═════ Record excerpts

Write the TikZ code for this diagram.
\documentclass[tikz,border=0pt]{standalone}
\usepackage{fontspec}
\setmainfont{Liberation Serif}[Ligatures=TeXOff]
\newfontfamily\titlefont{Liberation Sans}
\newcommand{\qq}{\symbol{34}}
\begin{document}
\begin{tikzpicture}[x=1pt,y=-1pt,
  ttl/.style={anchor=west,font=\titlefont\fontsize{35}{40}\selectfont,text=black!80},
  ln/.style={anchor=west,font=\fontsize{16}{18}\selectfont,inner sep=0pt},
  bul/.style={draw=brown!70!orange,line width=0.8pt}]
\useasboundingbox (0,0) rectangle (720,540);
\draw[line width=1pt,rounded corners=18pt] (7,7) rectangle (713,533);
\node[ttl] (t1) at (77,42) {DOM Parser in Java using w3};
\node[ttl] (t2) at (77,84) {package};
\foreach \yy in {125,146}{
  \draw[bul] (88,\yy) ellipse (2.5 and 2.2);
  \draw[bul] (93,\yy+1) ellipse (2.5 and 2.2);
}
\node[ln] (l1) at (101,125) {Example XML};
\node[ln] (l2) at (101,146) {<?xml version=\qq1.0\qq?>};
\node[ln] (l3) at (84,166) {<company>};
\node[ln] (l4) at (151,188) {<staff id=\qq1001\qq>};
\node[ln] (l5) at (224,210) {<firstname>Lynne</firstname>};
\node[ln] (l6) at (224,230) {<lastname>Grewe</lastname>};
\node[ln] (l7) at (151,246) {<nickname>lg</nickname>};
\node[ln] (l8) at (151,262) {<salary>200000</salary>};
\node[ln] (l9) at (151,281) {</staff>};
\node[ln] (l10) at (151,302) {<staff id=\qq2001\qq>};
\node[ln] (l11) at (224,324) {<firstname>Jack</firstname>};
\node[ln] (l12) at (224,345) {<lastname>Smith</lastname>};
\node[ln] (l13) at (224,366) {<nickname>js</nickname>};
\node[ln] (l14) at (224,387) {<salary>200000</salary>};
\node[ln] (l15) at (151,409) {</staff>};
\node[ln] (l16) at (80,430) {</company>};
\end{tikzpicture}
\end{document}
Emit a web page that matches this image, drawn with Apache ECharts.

══════════

— Instructions for the task —
Your task is to retype all the records above with nothing left out.

— Full output —
Write the TikZ code for this diagram.
\documentclass[tikz,border=0pt]{standalone}
\usepackage{fontspec}
\setmainfont{Liberation Serif}[Ligatures=TeXOff]
\newfontfamily\titlefont{Liberation Sans}
\newcommand{\qq}{\symbol{34}}
\begin{document}
\begin{tikzpicture}[x=1pt,y=-1pt,
  ttl/.style={anchor=west,font=\titlefont\fontsize{35}{40}\selectfont,text=black!80},
  ln/.style={anchor=west,font=\fontsize{16}{18}\selectfont,inner sep=0pt},
  bul/.style={draw=brown!70!orange,line width=0.8pt}]
\useasboundingbox (0,0) rectangle (720,540);
\draw[line width=1pt,rounded corners=18pt] (7,7) rectangle (713,533);
\node[ttl] (t1) at (77,42) {DOM Parser in Java using w3};
\node[ttl] (t2) at (77,84) {package};
\foreach \yy in {125,146}{
  \draw[bul] (88,\yy) ellipse (2.5 and 2.2);
  \draw[bul] (93,\yy+1) ellipse (2.5 and 2.2);
}
\node[ln] (l1) at (101,125) {Example XML};
\node[ln] (l2) at (101,146) {<?xml version=\qq1.0\qq?>};
\node[ln] (l3) at (84,166) {<company>};
\node[ln] (l4) at (151,188) {<staff id=\qq1001\qq>};
\node[ln] (l5) at (224,210) {<firstname>Lynne</firstname>};
\node[ln] (l6) at (224,230) {<lastname>Grewe</lastname>};
\node[ln] (l7) at (151,246) {<nickname>lg</nickname>};
\node[ln] (l8) at (151,262) {<salary>200000</salary>};
\node[ln] (l9) at (151,281) {</staff>};
\node[ln] (l10) at (151,302) {<staff id=\qq2001\qq>};
\node[ln] (l11) at (224,324) {<firstname>Jack</firstname>};
\node[ln] (l12) at (224,345) {<lastname>Smith</lastname>};
\node[ln] (l13) at (224,366) {<nickname>js</nickname>};
\node[ln] (l14) at (224,387) {<salary>200000</salary>};
\node[ln] (l15) at (151,409) {</staff>};
\node[ln] (l16) at (80,430) {</company>};
\end{tikzpicture}
\end{document}
Emit a web page that matches this image, drawn with Apache ECharts.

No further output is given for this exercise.